_Exercise inputs_:
────────

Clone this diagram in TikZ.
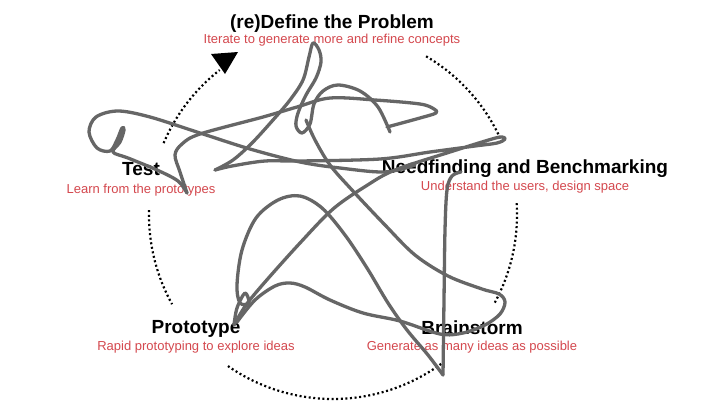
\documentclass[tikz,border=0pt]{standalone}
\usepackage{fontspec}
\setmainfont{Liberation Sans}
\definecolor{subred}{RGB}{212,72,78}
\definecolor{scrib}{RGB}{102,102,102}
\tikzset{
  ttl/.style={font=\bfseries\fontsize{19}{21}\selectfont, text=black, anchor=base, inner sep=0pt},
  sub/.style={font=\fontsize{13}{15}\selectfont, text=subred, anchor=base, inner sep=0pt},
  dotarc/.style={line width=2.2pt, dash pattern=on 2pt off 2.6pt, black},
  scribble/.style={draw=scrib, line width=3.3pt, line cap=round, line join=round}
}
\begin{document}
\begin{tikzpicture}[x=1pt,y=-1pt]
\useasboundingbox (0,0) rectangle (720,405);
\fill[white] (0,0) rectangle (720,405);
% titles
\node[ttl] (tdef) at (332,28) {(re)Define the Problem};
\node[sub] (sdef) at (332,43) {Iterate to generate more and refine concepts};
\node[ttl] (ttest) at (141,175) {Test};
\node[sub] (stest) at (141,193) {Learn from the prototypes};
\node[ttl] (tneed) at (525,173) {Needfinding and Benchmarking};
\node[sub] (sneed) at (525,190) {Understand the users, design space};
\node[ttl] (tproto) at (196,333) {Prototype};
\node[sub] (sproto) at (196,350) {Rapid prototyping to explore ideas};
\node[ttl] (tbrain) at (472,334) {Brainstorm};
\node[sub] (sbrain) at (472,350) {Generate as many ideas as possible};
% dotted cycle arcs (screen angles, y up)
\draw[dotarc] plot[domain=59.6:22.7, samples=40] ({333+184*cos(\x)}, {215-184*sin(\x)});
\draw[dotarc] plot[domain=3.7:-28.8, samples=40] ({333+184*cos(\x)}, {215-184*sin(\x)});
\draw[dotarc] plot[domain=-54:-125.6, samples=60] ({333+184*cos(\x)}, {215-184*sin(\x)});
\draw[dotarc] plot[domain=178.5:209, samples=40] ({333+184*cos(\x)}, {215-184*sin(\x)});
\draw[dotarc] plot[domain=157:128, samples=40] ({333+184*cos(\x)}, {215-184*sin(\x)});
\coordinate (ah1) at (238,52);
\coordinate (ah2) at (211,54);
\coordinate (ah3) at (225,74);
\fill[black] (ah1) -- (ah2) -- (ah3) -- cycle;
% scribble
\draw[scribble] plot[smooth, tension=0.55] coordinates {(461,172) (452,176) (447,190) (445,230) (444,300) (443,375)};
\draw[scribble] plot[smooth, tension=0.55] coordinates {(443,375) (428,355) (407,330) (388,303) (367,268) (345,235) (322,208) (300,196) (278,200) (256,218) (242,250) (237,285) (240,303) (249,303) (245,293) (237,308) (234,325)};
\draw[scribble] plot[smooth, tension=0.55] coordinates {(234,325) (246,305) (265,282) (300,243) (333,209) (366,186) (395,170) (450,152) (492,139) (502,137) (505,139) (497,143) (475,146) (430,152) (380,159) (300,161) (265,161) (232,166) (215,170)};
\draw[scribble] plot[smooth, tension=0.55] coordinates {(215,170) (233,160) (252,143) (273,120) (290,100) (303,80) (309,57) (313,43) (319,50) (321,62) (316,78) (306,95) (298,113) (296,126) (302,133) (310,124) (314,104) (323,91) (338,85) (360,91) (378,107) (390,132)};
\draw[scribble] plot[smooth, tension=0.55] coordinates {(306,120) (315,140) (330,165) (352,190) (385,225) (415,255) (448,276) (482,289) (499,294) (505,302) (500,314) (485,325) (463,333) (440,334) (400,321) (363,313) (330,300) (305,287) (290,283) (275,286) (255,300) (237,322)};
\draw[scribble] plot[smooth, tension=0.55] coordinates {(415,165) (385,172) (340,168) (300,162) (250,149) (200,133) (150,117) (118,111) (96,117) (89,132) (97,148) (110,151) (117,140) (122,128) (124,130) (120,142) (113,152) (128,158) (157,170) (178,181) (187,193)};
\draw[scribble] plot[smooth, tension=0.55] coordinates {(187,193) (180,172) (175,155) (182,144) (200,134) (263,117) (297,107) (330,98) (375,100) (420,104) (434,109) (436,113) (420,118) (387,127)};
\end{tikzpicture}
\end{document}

────────

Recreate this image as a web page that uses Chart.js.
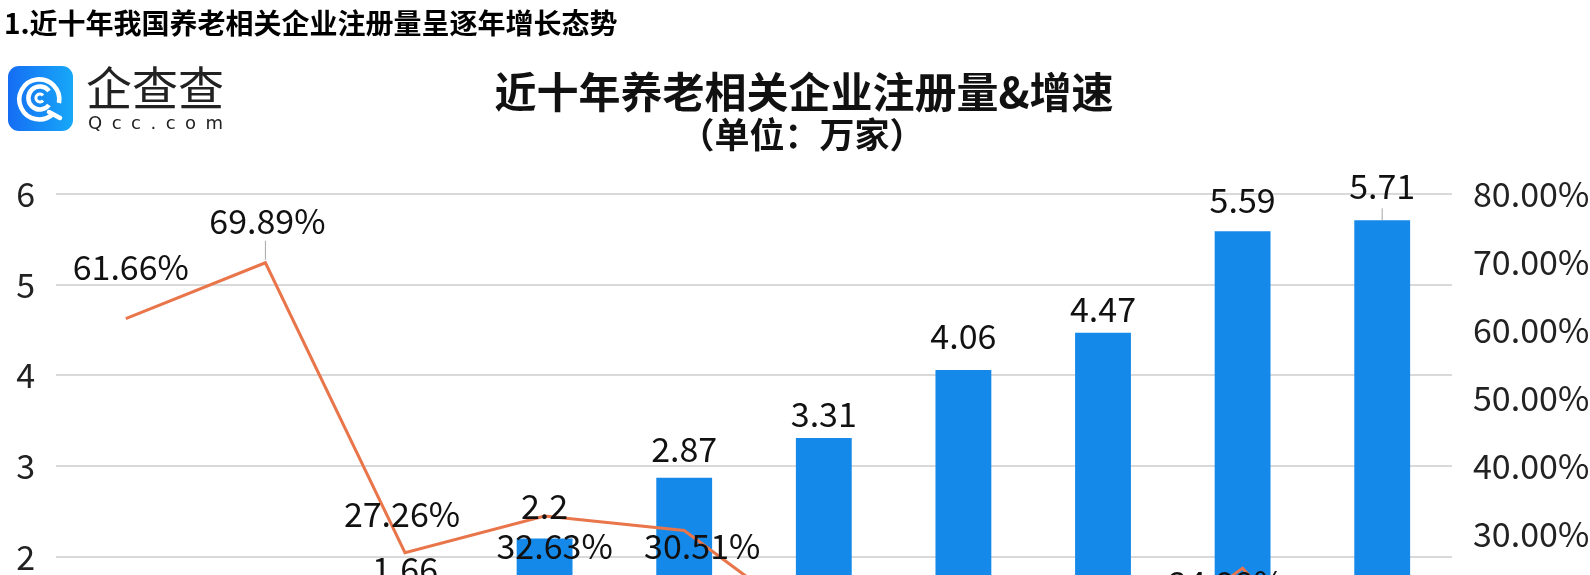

────────

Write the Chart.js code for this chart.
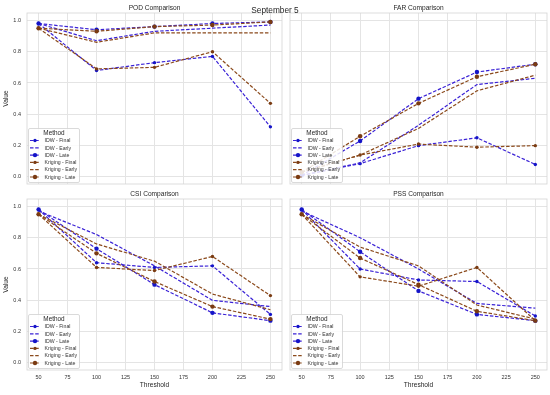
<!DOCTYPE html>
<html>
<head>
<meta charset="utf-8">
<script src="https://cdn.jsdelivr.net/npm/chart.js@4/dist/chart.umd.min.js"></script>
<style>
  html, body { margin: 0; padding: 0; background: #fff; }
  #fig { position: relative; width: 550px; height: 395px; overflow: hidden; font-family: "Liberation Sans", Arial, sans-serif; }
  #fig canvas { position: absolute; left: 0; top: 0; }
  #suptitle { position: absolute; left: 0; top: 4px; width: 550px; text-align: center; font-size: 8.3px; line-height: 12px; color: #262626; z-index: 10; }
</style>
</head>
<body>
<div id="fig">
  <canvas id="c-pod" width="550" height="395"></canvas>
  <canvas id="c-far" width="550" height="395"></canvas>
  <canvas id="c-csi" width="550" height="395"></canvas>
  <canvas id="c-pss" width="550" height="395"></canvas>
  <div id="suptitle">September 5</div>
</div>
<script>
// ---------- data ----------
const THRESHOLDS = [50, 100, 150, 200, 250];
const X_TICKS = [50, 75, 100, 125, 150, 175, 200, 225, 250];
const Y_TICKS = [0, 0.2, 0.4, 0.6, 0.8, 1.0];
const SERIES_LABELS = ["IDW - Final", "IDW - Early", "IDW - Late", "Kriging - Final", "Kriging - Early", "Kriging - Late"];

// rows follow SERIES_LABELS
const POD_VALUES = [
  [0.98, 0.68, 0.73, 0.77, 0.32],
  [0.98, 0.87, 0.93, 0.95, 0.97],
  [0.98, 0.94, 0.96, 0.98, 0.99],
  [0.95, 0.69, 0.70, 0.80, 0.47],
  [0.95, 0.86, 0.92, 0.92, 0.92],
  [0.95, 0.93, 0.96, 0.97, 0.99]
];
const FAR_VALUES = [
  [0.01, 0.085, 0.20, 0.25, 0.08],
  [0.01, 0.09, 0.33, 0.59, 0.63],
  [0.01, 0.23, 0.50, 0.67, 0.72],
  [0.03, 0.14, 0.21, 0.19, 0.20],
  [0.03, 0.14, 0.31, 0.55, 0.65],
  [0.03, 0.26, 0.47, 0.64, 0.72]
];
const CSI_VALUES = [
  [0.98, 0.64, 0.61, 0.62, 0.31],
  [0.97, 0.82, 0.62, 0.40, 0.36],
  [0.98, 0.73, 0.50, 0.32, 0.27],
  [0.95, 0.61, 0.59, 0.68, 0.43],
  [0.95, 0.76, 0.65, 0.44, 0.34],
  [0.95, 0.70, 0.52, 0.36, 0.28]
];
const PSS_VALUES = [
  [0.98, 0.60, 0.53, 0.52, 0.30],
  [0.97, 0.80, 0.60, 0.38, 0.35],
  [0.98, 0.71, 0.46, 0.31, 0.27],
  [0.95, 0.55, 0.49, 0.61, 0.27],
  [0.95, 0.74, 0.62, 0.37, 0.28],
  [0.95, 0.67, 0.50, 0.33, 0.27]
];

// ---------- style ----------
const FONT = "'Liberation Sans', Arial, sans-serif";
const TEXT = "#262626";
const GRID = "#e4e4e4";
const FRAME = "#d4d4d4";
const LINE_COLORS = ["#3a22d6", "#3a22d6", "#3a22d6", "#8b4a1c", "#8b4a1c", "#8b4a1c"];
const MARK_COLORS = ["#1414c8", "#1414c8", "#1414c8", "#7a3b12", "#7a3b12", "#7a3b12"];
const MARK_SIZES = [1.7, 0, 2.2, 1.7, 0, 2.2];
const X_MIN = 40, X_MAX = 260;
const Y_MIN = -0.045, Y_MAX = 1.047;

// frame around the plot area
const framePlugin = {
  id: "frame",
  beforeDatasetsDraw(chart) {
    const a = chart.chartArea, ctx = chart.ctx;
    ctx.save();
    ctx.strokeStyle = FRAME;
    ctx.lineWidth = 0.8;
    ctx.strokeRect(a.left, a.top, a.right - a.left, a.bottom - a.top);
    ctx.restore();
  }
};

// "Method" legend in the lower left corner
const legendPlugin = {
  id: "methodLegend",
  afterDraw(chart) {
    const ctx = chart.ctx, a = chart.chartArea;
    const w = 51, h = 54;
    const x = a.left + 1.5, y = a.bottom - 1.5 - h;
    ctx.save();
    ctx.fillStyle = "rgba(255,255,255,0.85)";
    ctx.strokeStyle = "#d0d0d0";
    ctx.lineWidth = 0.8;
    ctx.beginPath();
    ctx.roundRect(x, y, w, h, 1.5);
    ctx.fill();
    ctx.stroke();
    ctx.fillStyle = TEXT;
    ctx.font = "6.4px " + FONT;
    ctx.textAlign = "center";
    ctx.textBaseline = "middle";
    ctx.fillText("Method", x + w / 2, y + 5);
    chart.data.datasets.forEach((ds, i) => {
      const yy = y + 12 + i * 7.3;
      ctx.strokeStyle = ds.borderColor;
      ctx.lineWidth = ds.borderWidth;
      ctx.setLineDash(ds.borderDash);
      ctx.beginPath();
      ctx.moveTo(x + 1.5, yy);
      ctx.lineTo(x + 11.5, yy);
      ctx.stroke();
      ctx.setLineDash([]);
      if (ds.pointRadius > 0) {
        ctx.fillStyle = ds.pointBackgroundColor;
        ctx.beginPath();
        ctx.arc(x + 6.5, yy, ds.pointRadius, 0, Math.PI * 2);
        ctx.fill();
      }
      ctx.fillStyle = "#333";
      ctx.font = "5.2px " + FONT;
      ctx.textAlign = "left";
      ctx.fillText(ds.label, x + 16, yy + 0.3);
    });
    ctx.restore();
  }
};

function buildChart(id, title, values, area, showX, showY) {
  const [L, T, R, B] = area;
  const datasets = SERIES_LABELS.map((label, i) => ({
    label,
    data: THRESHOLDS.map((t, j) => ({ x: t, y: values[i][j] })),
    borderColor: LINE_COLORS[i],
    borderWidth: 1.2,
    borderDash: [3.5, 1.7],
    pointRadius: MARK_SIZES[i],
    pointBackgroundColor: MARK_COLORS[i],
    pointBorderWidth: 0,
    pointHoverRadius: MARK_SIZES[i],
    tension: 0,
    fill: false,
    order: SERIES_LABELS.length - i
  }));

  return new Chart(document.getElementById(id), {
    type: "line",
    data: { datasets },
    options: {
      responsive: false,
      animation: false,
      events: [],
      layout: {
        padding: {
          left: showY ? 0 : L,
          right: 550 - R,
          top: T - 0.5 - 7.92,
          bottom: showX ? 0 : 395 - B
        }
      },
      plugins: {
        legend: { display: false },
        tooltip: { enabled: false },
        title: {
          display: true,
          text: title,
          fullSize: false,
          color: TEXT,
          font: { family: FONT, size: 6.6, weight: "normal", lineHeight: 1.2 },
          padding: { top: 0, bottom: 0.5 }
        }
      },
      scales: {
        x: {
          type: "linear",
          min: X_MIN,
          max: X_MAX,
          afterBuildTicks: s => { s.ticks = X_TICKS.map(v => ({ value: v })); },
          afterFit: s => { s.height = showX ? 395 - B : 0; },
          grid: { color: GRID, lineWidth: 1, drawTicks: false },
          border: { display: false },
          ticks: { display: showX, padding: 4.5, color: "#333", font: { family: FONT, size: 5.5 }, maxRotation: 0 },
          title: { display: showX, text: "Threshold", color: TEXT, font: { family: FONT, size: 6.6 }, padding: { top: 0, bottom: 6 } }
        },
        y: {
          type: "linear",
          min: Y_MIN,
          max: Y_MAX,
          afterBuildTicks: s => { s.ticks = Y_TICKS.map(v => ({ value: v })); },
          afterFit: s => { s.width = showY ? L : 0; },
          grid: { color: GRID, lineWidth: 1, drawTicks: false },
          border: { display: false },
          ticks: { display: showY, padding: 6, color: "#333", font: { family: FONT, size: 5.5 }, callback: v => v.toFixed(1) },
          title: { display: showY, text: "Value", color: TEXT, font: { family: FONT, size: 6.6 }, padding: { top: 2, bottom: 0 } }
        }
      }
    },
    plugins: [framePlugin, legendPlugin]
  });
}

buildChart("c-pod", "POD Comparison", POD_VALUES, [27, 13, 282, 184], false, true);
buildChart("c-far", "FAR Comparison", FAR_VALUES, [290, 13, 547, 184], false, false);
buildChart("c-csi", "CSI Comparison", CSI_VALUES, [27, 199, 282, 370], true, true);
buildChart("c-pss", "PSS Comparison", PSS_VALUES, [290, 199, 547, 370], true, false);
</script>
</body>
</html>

────────

_Problem to solve_:
Count every line in the preceding entries where the string "this" appears, then state only the total.

_Response below_:
3